═════ Dataset extract ═════

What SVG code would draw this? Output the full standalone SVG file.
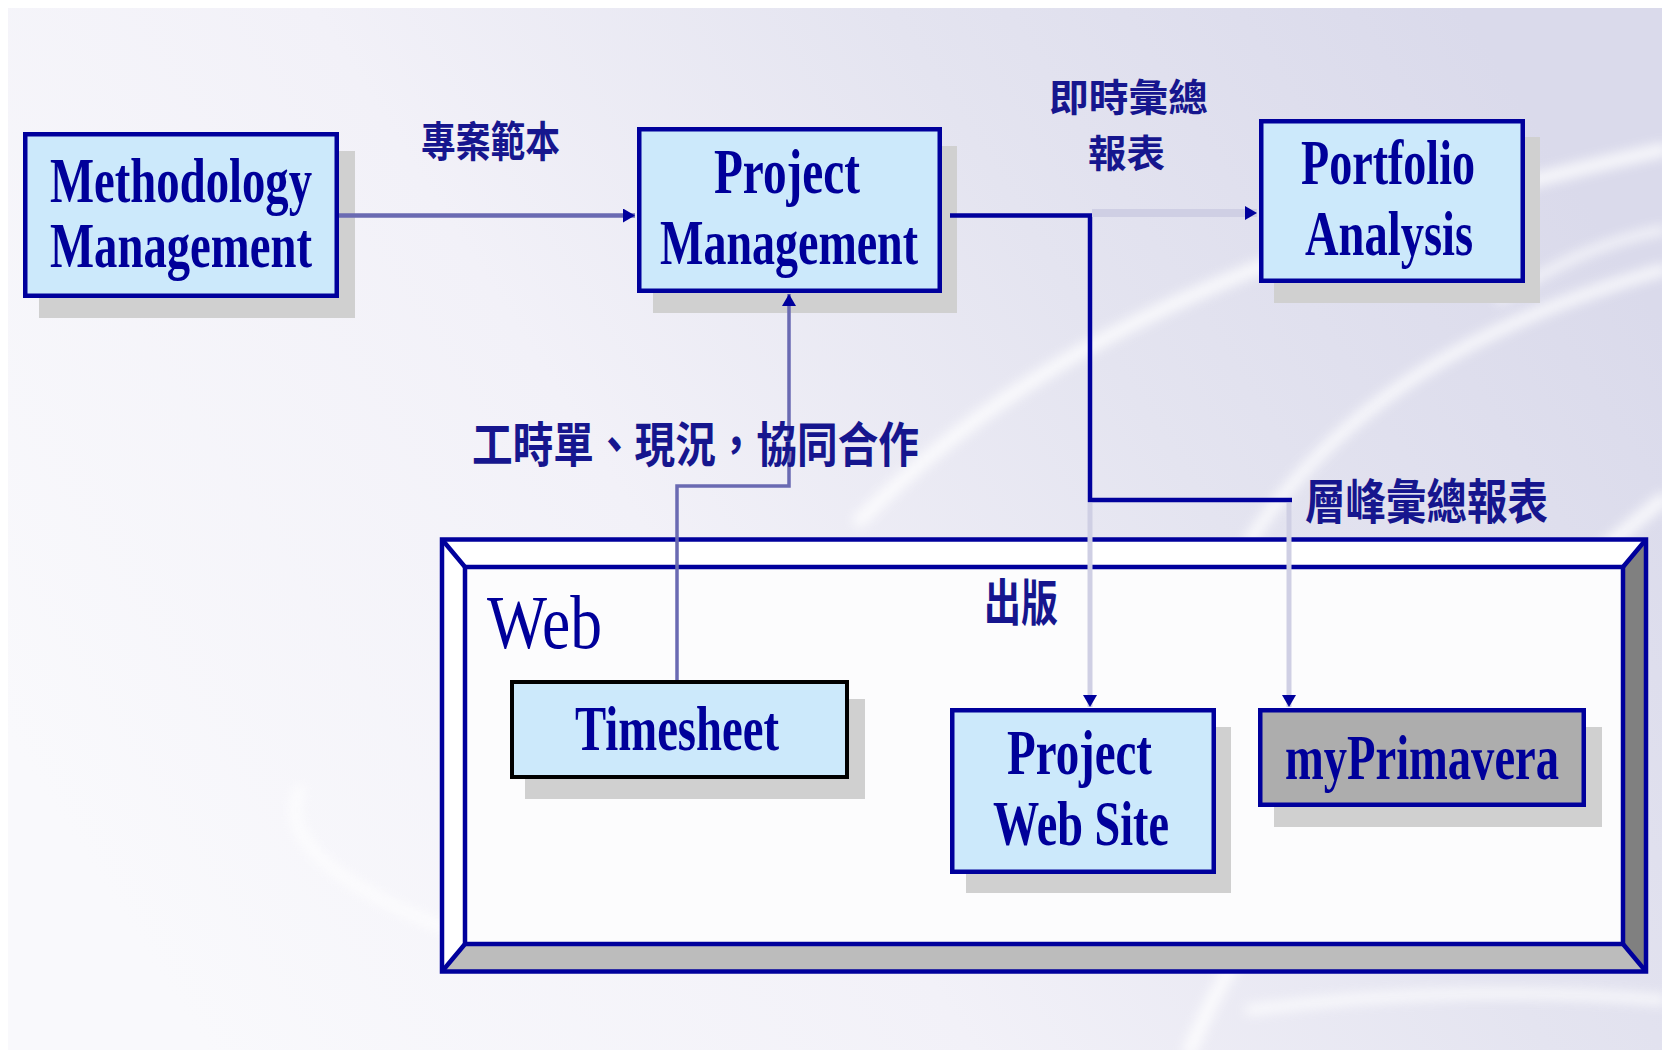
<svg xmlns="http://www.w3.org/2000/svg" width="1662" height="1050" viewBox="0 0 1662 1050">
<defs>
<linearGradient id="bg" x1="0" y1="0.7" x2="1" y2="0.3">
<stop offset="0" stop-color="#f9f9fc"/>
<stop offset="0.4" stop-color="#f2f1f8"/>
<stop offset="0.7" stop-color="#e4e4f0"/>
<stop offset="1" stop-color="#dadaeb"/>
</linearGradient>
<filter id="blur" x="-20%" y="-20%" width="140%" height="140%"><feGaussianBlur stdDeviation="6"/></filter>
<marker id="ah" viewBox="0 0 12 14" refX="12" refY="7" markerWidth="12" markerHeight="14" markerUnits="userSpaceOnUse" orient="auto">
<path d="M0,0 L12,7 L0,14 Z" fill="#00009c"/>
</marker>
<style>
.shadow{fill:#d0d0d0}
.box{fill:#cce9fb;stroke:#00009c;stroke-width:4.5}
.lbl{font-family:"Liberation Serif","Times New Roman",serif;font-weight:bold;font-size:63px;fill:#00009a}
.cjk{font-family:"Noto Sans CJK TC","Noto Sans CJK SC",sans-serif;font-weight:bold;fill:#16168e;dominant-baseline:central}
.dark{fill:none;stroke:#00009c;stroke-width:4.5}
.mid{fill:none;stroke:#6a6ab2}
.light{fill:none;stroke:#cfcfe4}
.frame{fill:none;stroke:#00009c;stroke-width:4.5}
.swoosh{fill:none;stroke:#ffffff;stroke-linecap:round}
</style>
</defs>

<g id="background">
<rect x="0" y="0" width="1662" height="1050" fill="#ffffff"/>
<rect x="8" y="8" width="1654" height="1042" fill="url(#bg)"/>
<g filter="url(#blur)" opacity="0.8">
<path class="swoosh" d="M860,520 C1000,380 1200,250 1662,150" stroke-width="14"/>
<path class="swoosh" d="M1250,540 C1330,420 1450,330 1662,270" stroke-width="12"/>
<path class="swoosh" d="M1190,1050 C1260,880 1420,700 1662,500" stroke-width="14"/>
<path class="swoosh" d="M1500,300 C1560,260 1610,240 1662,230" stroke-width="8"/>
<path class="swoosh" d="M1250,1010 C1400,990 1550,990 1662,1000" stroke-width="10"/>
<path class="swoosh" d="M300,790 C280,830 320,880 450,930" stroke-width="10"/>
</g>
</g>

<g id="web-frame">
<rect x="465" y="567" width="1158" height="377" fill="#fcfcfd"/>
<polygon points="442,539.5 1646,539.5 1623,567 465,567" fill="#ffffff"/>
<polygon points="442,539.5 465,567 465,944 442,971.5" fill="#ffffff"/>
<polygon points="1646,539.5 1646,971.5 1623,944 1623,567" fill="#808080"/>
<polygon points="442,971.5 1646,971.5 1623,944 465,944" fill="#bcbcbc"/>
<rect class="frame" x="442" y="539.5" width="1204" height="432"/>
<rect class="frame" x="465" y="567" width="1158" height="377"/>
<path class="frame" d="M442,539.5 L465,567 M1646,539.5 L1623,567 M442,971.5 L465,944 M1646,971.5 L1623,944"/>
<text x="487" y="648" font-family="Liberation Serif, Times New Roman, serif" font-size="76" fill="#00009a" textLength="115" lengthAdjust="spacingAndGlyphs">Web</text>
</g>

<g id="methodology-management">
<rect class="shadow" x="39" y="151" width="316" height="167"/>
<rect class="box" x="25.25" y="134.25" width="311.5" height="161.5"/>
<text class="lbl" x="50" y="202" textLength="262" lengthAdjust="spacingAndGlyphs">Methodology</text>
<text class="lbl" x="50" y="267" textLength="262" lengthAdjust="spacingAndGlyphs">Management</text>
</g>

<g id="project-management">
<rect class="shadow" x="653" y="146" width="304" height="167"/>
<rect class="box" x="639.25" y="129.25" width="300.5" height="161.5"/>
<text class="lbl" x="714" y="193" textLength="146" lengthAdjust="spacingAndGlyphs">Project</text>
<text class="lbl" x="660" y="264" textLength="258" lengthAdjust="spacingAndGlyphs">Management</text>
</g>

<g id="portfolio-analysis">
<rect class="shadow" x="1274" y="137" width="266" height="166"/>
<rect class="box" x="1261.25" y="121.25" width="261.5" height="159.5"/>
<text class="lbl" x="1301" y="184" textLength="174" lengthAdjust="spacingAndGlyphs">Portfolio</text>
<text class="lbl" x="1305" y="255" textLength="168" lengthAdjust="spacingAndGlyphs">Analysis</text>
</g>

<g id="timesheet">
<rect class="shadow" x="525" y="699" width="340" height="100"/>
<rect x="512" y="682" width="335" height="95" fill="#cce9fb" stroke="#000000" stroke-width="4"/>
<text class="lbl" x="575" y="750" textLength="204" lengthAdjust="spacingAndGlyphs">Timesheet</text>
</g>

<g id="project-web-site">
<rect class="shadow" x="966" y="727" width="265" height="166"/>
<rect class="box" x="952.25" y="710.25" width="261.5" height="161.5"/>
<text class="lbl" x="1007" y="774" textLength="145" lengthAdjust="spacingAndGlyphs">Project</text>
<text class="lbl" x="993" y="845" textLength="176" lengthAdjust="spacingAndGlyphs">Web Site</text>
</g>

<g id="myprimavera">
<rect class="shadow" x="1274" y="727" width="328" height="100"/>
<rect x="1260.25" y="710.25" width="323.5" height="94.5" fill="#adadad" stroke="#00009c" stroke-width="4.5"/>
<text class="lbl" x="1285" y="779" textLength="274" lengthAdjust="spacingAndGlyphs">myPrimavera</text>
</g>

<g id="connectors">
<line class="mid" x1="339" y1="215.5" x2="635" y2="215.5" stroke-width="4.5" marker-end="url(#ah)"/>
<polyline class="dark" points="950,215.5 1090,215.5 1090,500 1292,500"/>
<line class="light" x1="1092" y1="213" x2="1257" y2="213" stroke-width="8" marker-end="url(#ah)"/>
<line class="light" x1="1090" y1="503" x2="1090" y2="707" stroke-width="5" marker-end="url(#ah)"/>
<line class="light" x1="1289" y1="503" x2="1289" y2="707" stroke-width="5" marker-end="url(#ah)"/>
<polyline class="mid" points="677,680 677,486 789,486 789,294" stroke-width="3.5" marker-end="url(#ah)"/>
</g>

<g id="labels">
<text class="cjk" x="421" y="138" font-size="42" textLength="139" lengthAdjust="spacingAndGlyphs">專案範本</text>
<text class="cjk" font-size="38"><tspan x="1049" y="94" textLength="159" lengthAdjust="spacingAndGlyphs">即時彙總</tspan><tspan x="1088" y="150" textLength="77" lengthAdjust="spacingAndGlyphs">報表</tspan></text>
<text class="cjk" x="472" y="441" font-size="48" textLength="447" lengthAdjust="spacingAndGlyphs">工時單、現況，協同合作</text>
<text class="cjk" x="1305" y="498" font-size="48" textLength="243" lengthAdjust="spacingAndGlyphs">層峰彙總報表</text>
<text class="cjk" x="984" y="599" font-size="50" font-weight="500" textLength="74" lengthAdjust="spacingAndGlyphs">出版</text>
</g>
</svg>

═════

### Stated task:
Copy the material above in full and exactly, skipping pictures.

### Task solution:
What SVG code would draw this? Output the full standalone SVG file.
<svg xmlns="http://www.w3.org/2000/svg" width="1662" height="1050" viewBox="0 0 1662 1050">
<defs>
<linearGradient id="bg" x1="0" y1="0.7" x2="1" y2="0.3">
<stop offset="0" stop-color="#f9f9fc"/>
<stop offset="0.4" stop-color="#f2f1f8"/>
<stop offset="0.7" stop-color="#e4e4f0"/>
<stop offset="1" stop-color="#dadaeb"/>
</linearGradient>
<filter id="blur" x="-20%" y="-20%" width="140%" height="140%"><feGaussianBlur stdDeviation="6"/></filter>
<marker id="ah" viewBox="0 0 12 14" refX="12" refY="7" markerWidth="12" markerHeight="14" markerUnits="userSpaceOnUse" orient="auto">
<path d="M0,0 L12,7 L0,14 Z" fill="#00009c"/>
</marker>
<style>
.shadow{fill:#d0d0d0}
.box{fill:#cce9fb;stroke:#00009c;stroke-width:4.5}
.lbl{font-family:"Liberation Serif","Times New Roman",serif;font-weight:bold;font-size:63px;fill:#00009a}
.cjk{font-family:"Noto Sans CJK TC","Noto Sans CJK SC",sans-serif;font-weight:bold;fill:#16168e;dominant-baseline:central}
.dark{fill:none;stroke:#00009c;stroke-width:4.5}
.mid{fill:none;stroke:#6a6ab2}
.light{fill:none;stroke:#cfcfe4}
.frame{fill:none;stroke:#00009c;stroke-width:4.5}
.swoosh{fill:none;stroke:#ffffff;stroke-linecap:round}
</style>
</defs>

<g id="background">
<rect x="0" y="0" width="1662" height="1050" fill="#ffffff"/>
<rect x="8" y="8" width="1654" height="1042" fill="url(#bg)"/>
<g filter="url(#blur)" opacity="0.8">
<path class="swoosh" d="M860,520 C1000,380 1200,250 1662,150" stroke-width="14"/>
<path class="swoosh" d="M1250,540 C1330,420 1450,330 1662,270" stroke-width="12"/>
<path class="swoosh" d="M1190,1050 C1260,880 1420,700 1662,500" stroke-width="14"/>
<path class="swoosh" d="M1500,300 C1560,260 1610,240 1662,230" stroke-width="8"/>
<path class="swoosh" d="M1250,1010 C1400,990 1550,990 1662,1000" stroke-width="10"/>
<path class="swoosh" d="M300,790 C280,830 320,880 450,930" stroke-width="10"/>
</g>
</g>

<g id="web-frame">
<rect x="465" y="567" width="1158" height="377" fill="#fcfcfd"/>
<polygon points="442,539.5 1646,539.5 1623,567 465,567" fill="#ffffff"/>
<polygon points="442,539.5 465,567 465,944 442,971.5" fill="#ffffff"/>
<polygon points="1646,539.5 1646,971.5 1623,944 1623,567" fill="#808080"/>
<polygon points="442,971.5 1646,971.5 1623,944 465,944" fill="#bcbcbc"/>
<rect class="frame" x="442" y="539.5" width="1204" height="432"/>
<rect class="frame" x="465" y="567" width="1158" height="377"/>
<path class="frame" d="M442,539.5 L465,567 M1646,539.5 L1623,567 M442,971.5 L465,944 M1646,971.5 L1623,944"/>
<text x="487" y="648" font-family="Liberation Serif, Times New Roman, serif" font-size="76" fill="#00009a" textLength="115" lengthAdjust="spacingAndGlyphs">Web</text>
</g>

<g id="methodology-management">
<rect class="shadow" x="39" y="151" width="316" height="167"/>
<rect class="box" x="25.25" y="134.25" width="311.5" height="161.5"/>
<text class="lbl" x="50" y="202" textLength="262" lengthAdjust="spacingAndGlyphs">Methodology</text>
<text class="lbl" x="50" y="267" textLength="262" lengthAdjust="spacingAndGlyphs">Management</text>
</g>

<g id="project-management">
<rect class="shadow" x="653" y="146" width="304" height="167"/>
<rect class="box" x="639.25" y="129.25" width="300.5" height="161.5"/>
<text class="lbl" x="714" y="193" textLength="146" lengthAdjust="spacingAndGlyphs">Project</text>
<text class="lbl" x="660" y="264" textLength="258" lengthAdjust="spacingAndGlyphs">Management</text>
</g>

<g id="portfolio-analysis">
<rect class="shadow" x="1274" y="137" width="266" height="166"/>
<rect class="box" x="1261.25" y="121.25" width="261.5" height="159.5"/>
<text class="lbl" x="1301" y="184" textLength="174" lengthAdjust="spacingAndGlyphs">Portfolio</text>
<text class="lbl" x="1305" y="255" textLength="168" lengthAdjust="spacingAndGlyphs">Analysis</text>
</g>

<g id="timesheet">
<rect class="shadow" x="525" y="699" width="340" height="100"/>
<rect x="512" y="682" width="335" height="95" fill="#cce9fb" stroke="#000000" stroke-width="4"/>
<text class="lbl" x="575" y="750" textLength="204" lengthAdjust="spacingAndGlyphs">Timesheet</text>
</g>

<g id="project-web-site">
<rect class="shadow" x="966" y="727" width="265" height="166"/>
<rect class="box" x="952.25" y="710.25" width="261.5" height="161.5"/>
<text class="lbl" x="1007" y="774" textLength="145" lengthAdjust="spacingAndGlyphs">Project</text>
<text class="lbl" x="993" y="845" textLength="176" lengthAdjust="spacingAndGlyphs">Web Site</text>
</g>

<g id="myprimavera">
<rect class="shadow" x="1274" y="727" width="328" height="100"/>
<rect x="1260.25" y="710.25" width="323.5" height="94.5" fill="#adadad" stroke="#00009c" stroke-width="4.5"/>
<text class="lbl" x="1285" y="779" textLength="274" lengthAdjust="spacingAndGlyphs">myPrimavera</text>
</g>

<g id="connectors">
<line class="mid" x1="339" y1="215.5" x2="635" y2="215.5" stroke-width="4.5" marker-end="url(#ah)"/>
<polyline class="dark" points="950,215.5 1090,215.5 1090,500 1292,500"/>
<line class="light" x1="1092" y1="213" x2="1257" y2="213" stroke-width="8" marker-end="url(#ah)"/>
<line class="light" x1="1090" y1="503" x2="1090" y2="707" stroke-width="5" marker-end="url(#ah)"/>
<line class="light" x1="1289" y1="503" x2="1289" y2="707" stroke-width="5" marker-end="url(#ah)"/>
<polyline class="mid" points="677,680 677,486 789,486 789,294" stroke-width="3.5" marker-end="url(#ah)"/>
</g>

<g id="labels">
<text class="cjk" x="421" y="138" font-size="42" textLength="139" lengthAdjust="spacingAndGlyphs">專案範本</text>
<text class="cjk" font-size="38"><tspan x="1049" y="94" textLength="159" lengthAdjust="spacingAndGlyphs">即時彙總</tspan><tspan x="1088" y="150" textLength="77" lengthAdjust="spacingAndGlyphs">報表</tspan></text>
<text class="cjk" x="472" y="441" font-size="48" textLength="447" lengthAdjust="spacingAndGlyphs">工時單、現況，協同合作</text>
<text class="cjk" x="1305" y="498" font-size="48" textLength="243" lengthAdjust="spacingAndGlyphs">層峰彙總報表</text>
<text class="cjk" x="984" y="599" font-size="50" font-weight="500" textLength="74" lengthAdjust="spacingAndGlyphs">出版</text>
</g>
</svg>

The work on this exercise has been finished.